#### [What you have to do]
Will you output the entries below exactly, skipping every image they contain?

#### [Exercise data]
****************************************
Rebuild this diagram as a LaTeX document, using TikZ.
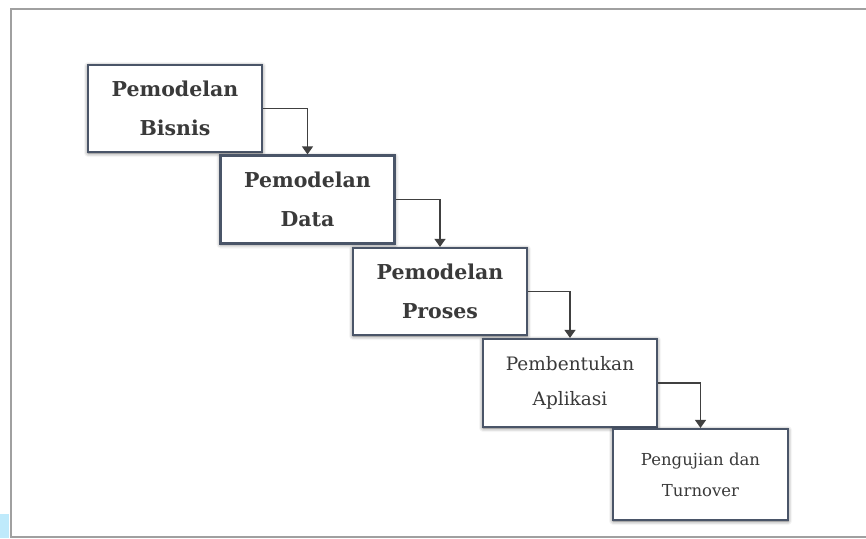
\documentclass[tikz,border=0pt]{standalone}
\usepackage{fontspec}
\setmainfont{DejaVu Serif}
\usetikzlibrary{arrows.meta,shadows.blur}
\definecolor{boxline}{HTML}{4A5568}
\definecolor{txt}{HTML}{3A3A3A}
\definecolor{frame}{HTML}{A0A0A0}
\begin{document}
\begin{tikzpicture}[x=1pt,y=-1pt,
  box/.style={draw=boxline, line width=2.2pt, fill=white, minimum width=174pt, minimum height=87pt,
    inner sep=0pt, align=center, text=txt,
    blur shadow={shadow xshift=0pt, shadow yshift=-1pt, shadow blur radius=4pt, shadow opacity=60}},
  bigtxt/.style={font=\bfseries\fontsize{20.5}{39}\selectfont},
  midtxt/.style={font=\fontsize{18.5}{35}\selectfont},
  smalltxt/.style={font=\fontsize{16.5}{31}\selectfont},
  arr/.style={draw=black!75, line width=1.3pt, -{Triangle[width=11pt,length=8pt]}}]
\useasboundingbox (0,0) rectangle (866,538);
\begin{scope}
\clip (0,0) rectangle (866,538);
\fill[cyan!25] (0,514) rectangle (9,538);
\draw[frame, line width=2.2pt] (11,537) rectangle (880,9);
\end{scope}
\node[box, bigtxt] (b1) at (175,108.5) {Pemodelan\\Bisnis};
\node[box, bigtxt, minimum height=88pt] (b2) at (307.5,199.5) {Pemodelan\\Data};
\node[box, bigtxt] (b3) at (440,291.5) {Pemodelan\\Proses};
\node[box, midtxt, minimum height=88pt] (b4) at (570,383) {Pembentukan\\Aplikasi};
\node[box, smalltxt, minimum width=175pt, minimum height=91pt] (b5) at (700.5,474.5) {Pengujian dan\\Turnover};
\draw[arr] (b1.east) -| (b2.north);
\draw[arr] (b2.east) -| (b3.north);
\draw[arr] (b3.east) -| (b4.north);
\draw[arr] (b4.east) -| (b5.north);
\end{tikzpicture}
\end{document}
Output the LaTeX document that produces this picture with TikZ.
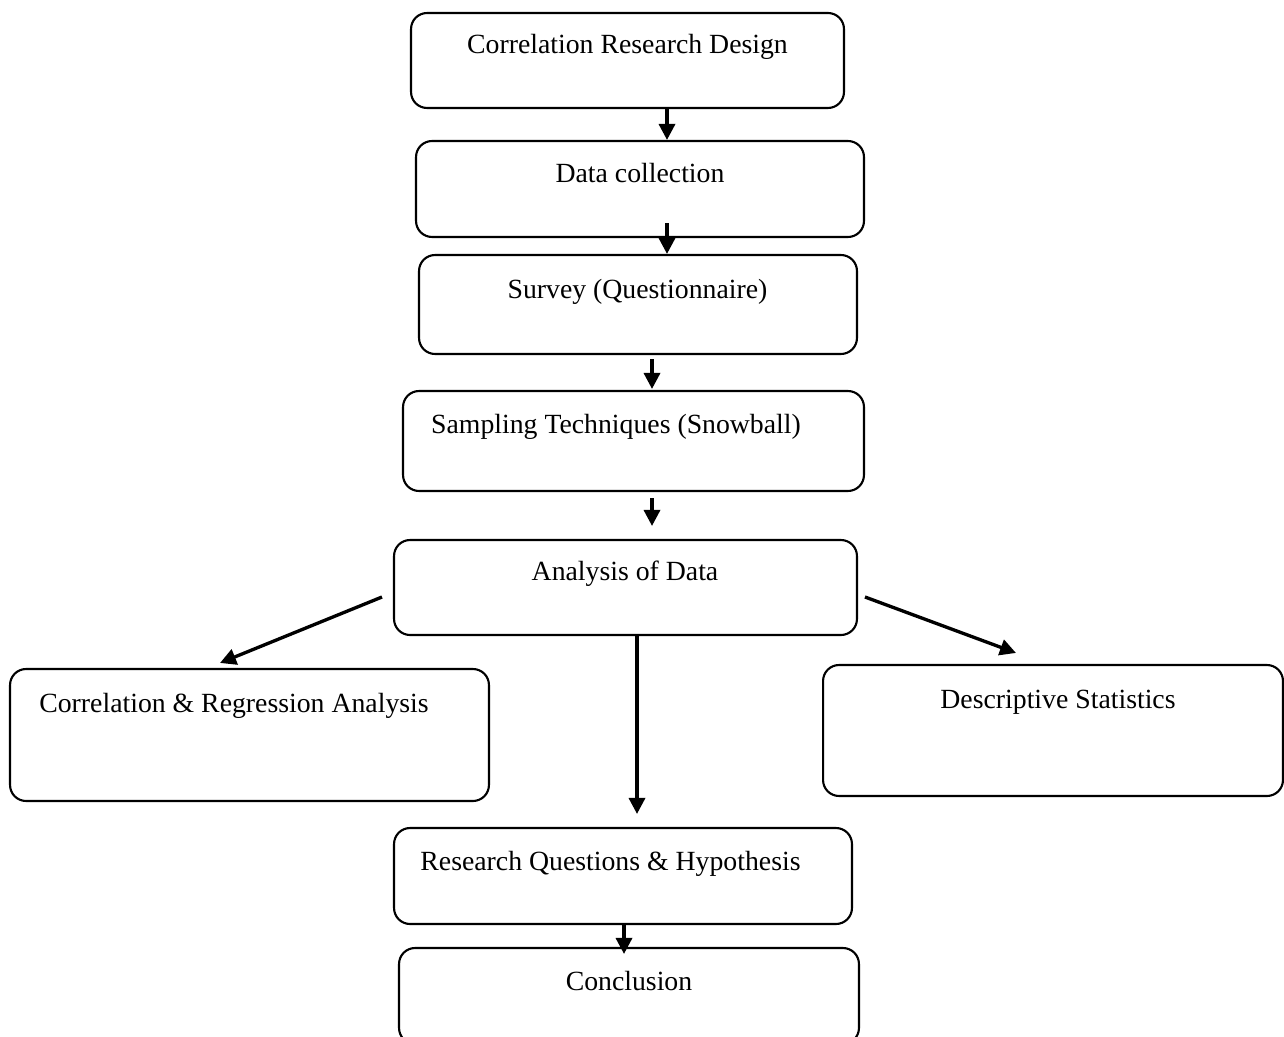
****************************************
#### [Finished task]
Rebuild this diagram as a LaTeX document, using TikZ.
\documentclass[tikz,border=0pt]{standalone}
\usepackage{fontspec}
\setmainfont{DejaVu Serif}
\usetikzlibrary{arrows.meta,shadows.blur}
\definecolor{boxline}{HTML}{4A5568}
\definecolor{txt}{HTML}{3A3A3A}
\definecolor{frame}{HTML}{A0A0A0}
\begin{document}
\begin{tikzpicture}[x=1pt,y=-1pt,
  box/.style={draw=boxline, line width=2.2pt, fill=white, minimum width=174pt, minimum height=87pt,
    inner sep=0pt, align=center, text=txt,
    blur shadow={shadow xshift=0pt, shadow yshift=-1pt, shadow blur radius=4pt, shadow opacity=60}},
  bigtxt/.style={font=\bfseries\fontsize{20.5}{39}\selectfont},
  midtxt/.style={font=\fontsize{18.5}{35}\selectfont},
  smalltxt/.style={font=\fontsize{16.5}{31}\selectfont},
  arr/.style={draw=black!75, line width=1.3pt, -{Triangle[width=11pt,length=8pt]}}]
\useasboundingbox (0,0) rectangle (866,538);
\begin{scope}
\clip (0,0) rectangle (866,538);
\fill[cyan!25] (0,514) rectangle (9,538);
\draw[frame, line width=2.2pt] (11,537) rectangle (880,9);
\end{scope}
\node[box, bigtxt] (b1) at (175,108.5) {Pemodelan\\Bisnis};
\node[box, bigtxt, minimum height=88pt] (b2) at (307.5,199.5) {Pemodelan\\Data};
\node[box, bigtxt] (b3) at (440,291.5) {Pemodelan\\Proses};
\node[box, midtxt, minimum height=88pt] (b4) at (570,383) {Pembentukan\\Aplikasi};
\node[box, smalltxt, minimum width=175pt, minimum height=91pt] (b5) at (700.5,474.5) {Pengujian dan\\Turnover};
\draw[arr] (b1.east) -| (b2.north);
\draw[arr] (b2.east) -| (b3.north);
\draw[arr] (b3.east) -| (b4.north);
\draw[arr] (b4.east) -| (b5.north);
\end{tikzpicture}
\end{document}
Output the LaTeX document that produces this picture with TikZ.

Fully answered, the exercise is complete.